Prompt Template Repository: Stores various prompt templates optimized for different request types and contexts, potentially organized hierarchically.
Context Manager: Maintains and retrieves relevant context from current and past interactions that should be incorporated into the prompt.
Rule Engine: Contains logic for selecting and applying appropriate templates and modifications based on the request analysis.
Token Optimizer: Estimates token usage and balances verbosity against cost considerations, potentially compressing or expanding prompts as needed.
Template Processor: Combines selected templates with contextual variables, performing substitutions and transformations.
Performance Monitor: Tracks the effectiveness of different prompt strategies to inform future prompt selection and refinement.

Interactions

The components work together in the following sequence:

The Request Analyzer examines the incoming user query to classify it and extract key features.
The Rule Engine selects appropriate templates and transformation rules based on the analysis.
The Context Manager retrieves relevant contextual information to be incorporated.
The Template Processor combines templates with context variables and applies transformations.
The Token Optimizer evaluates the resulting prompt for efficiency and may compress it if needed.
The final optimized prompt is sent to the language model.
The Performance Monitor records the prompt-response pair and effectiveness metrics.

Consequences

Benefits

Improved response quality by tailoring prompts to specific request types
Reduced token usage and costs by avoiding unnecessarily verbose prompts for simple queries
Adaptability to different user needs and contexts without manual intervention
Continuous optimization as the system learns which prompt strategies work best
Consistency in handling similar request types across the application
Scalability to handle new request types by adding templates rather than modifying core logic

Limitations

Added complexity in system design and maintenance
Potential overhead from the prompt analysis and construction process
Debugging challenges when responses are unexpected, as the actual prompt sent may differ from what developers expect
Need for monitoring to ensure dynamic modifications don't introduce unintended effects

Performance Implications

Small additional latency from the prompt processing step
Potential significant reduction in token usage for common request types
May require additional computational resources for analyzing requests and optimizing prompts
Overall system throughput can improve as more efficient prompts reduce model processing time

Implementation

Guidelines for implementing the pattern:

Start with request classification: Develop a robust taxonomy of request types your system handles.
Create specialized templates: Design base templates optimized for each major request category.
Implement gradual refinement: Begin with simple rule-based selection, then add more sophisticated transformations.
Build a feedback loop: Track which prompt strategies perform best for different request types.
Consider hierarchical templates: Use a system of base templates with specialized modifiers.
Implement safeguards: Ensure dynamic modifications don't remove critical instructions or constraints.
Balance optimization efforts: Focus most on high-frequency request types for efficiency gains.
Test systematically: Compare dynamic prompts against static baselines to verify improvements.

Common pitfalls to avoid:

Over-engineering prompts for simple requests
Neglecting to preserve critical instruction elements during optimization
Adding too many contextual elements that distract from the core task
Failing to account for model-specific prompt preferences

Code Examples

To do...

Variations

Pre-processor Pipeline

A variation where the request flows through a series of specialized processors, each adding specific elements to the prompt based on detection of particular features or requirements.

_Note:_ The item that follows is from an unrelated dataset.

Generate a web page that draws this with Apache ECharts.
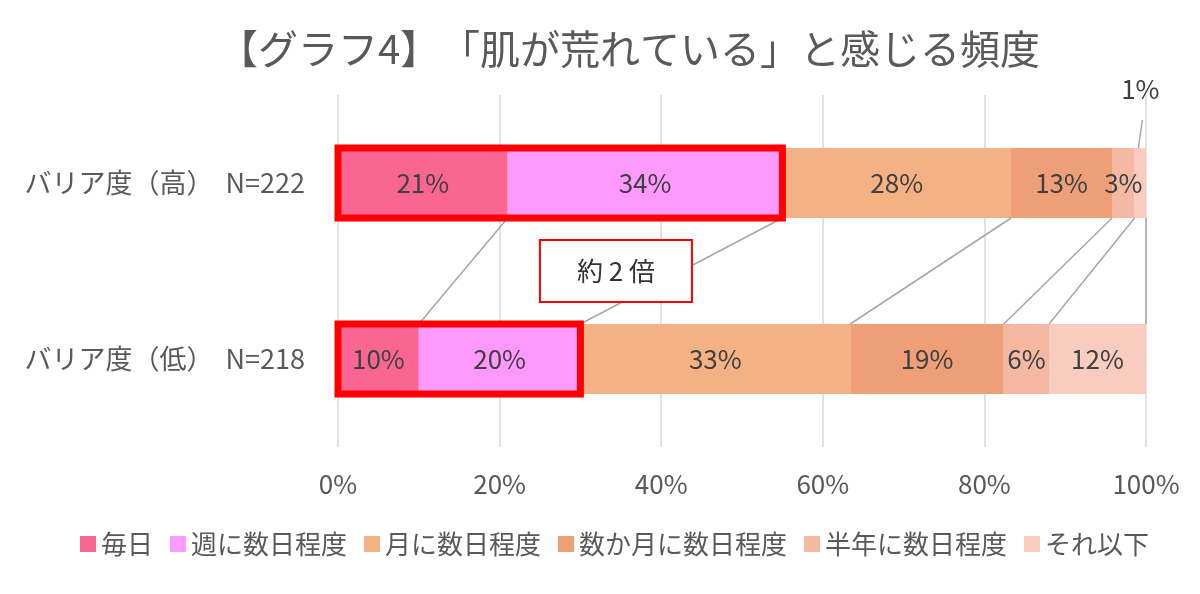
<html lang="ja">
<head>
<meta charset="utf-8">
<title>肌が荒れていると感じる頻度</title>
<script src="https://cdn.jsdelivr.net/npm/echarts@6/dist/echarts.min.js"></script>
<style>
  html, body { margin: 0; padding: 0; background: #fff; }
  #main { width: 1200px; height: 594px; }
</style>
</head>
<body>
<div id="main"></div>
<script>
// データ
var categories = ['バリア度（高）  N=222', 'バリア度（低）  N=218'];
var seriesNames = ['毎日', '週に数日程度', '月に数日程度', '数か月に数日程度', '半年に数日程度', 'それ以下'];
var highValues = [21.0, 34.0, 28.3, 12.5, 2.8, 1.4];
var lowValues = [10.0, 20.0, 33.4, 19.0, 5.6, 12.0];
var xTicks = [0, 20, 40, 60, 80, 100];
var colors = ['#F96692', '#FF99FF', '#F4B183', '#EE9F78', '#F5B9A3', '#F8CCBE'];
var noteText = '約 2 倍';

var FONT = '"Noto Sans CJK JP", "Noto Sans", sans-serif';
var BAR_W = 70;

var chart = echarts.init(document.getElementById('main'));

var series = seriesNames.map(function (name, i) {
  var hi = { value: highValues[i] };
  if (i === seriesNames.length - 1) {
    // 1% はバーの上に出す
    hi.label = { position: 'top', distance: 46 };
  }
  return {
    name: name,
    type: 'bar',
    stack: 'total',
    barWidth: BAR_W,
    itemStyle: { color: colors[i] },
    label: {
      show: true,
      position: 'inside',
      color: '#404040',
      fontSize: 26,
      fontFamily: FONT,
      formatter: function (p) { return Math.round(p.value) + '%'; }
    },
    emphasis: { disabled: true },
    data: [hi, { value: lowValues[i] }]
  };
});

chart.setOption({
  animation: false,
  title: {
    text: '【グラフ4】　「肌が荒れている」と感じる頻度',
    left: 624,
    textAlign: 'center',
    top: 24,
    textStyle: { fontSize: 40, fontWeight: 'normal', color: '#595959', fontFamily: FONT }
  },
  legend: {
    data: seriesNames,
    left: 75,
    top: 526,
    itemWidth: 16,
    itemHeight: 16,
    itemGap: 17,
    icon: 'rect',
    textStyle: { fontSize: 26, color: '#595959', fontFamily: FONT }
  },
  grid: { left: 338, right: 54, top: 95, bottom: 147 },
  xAxis: {
    type: 'value',
    min: xTicks[0],
    max: xTicks[xTicks.length - 1],
    interval: xTicks[1] - xTicks[0],
    axisLine: { show: false },
    axisTick: { show: false },
    splitLine: { lineStyle: { color: '#D9D9D9', width: 1.5 } },
    axisLabel: { formatter: '{value}%', fontSize: 26, color: '#595959', fontFamily: FONT, margin: 24 }
  },
  yAxis: {
    type: 'category',
    inverse: true,
    data: categories,
    axisLine: { show: false },
    axisTick: { show: false },
    axisLabel: { fontSize: 27, color: '#595959', fontFamily: FONT, margin: 33 }
  },
  series: series
});

// 補助線・赤枠・注記
function px(x, cat) { return chart.convertToPixel({ gridIndex: 0 }, [x, cat]); }
function cum(arr, n) { var s = 0; for (var k = 0; k < n; k++) s += arr[k]; return s; }

var g = [];
var hiCat = categories[0], loCat = categories[1];
var hiBottom = px(0, hiCat)[1] + BAR_W / 2;
var loTop = px(0, loCat)[1] - BAR_W / 2;

for (var n = 1; n <= seriesNames.length; n++) {
  var a = px(cum(highValues, n), hiCat);
  var b = px(cum(lowValues, n), loCat);
  g.push({
    type: 'line', z: 5,
    shape: { x1: a[0], y1: hiBottom, x2: b[0], y2: loTop },
    style: { stroke: '#A6A6A6', lineWidth: 1.5 }
  });
}

// 赤枠（毎日＋週に数日程度）
[[highValues, hiCat], [lowValues, loCat]].forEach(function (d) {
  var p0 = px(0, d[1]);
  var p1 = px(cum(d[0], 2), d[1]);
  g.push({
    type: 'rect', z: 20,
    shape: { x: p0[0], y: p0[1] - BAR_W / 2, width: p1[0] - p0[0], height: BAR_W },
    style: { fill: null, stroke: '#FF0000', lineWidth: 7 }
  });
});

// 1% の引き出し線
var lastStart = cum(highValues, seriesNames.length - 1);
var lastMid = px(lastStart + highValues[highValues.length - 1] / 2, hiCat);
var hiTop = lastMid[1] - BAR_W / 2;
g.push({
  type: 'line', z: 5,
  shape: { x1: lastMid[0] - 2, y1: hiTop, x2: lastMid[0] + 2, y2: hiTop - 28 },
  style: { stroke: '#A6A6A6', lineWidth: 1.5 }
});

// 約2倍
var boxC = px(34.4, hiCat);
var boxCy = (hiBottom + loTop) / 2;
g.push({
  type: 'rect', z: 30,
  shape: { x: boxC[0] - 76, y: boxCy - 31, width: 152, height: 62 },
  style: { fill: '#FFFFFF', stroke: '#FF0000', lineWidth: 2 }
});
g.push({
  type: 'text', z: 31,
  x: boxC[0], y: boxCy,
  style: {
    text: noteText, fill: '#333333', font: '26px ' + FONT,
    align: 'center', verticalAlign: 'middle'
  }
});

chart.setOption({ graphic: g });
</script>
</body>
</html>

Template Selection with Fallbacks

Instead of modifying prompts, this variation focuses on selecting from a library of pre-optimized complete prompts with a fallback mechanism when none perfectly match.

A/B Testing Framework

This variation systematically tests different prompt formulations for similar requests to identify optimal strategies through empirical evidence.

Hybrid Human-AI Prompting

Combines automated prompt engineering with human review for high-stakes or novel request types, gradually shifting toward automation as patterns emerge.

Real-World Examples

Customer Support Systems: Dynamic prompting that incorporates customer history, product specifics, and detected sentiment to frame responses appropriately.
Content Creation Platforms: Systems that adjust instruction detail based on content type, adding specialized guidelines for technical articles versus creative writing.
Educational Applications: Learning platforms that progressively simplify prompts as students demonstrate mastery, providing more scaffolding for struggling learners.
Enterprise Search Applications: Query reformulation systems that enhance basic keyword searches with structured prompts incorporating department context and access permissions.

Related Patterns

Complexity-Based Routing: Often used alongside Dynamic Prompt Engineering to direct requests to appropriate models after prompt optimization.
Semantic Caching: Complements this pattern by storing optimized prompts and responses for similar future queries.
Reflection: Can be incorporated as a component of dynamic prompting, adding self-evaluation instructions for complex tasks.
Fallback Chains: Provides alternative paths when dynamically constructed prompts fail to produce satisfactory results.
Router: May precede Dynamic Prompt Engineering to determine which prompt strategy to apply based on request classification.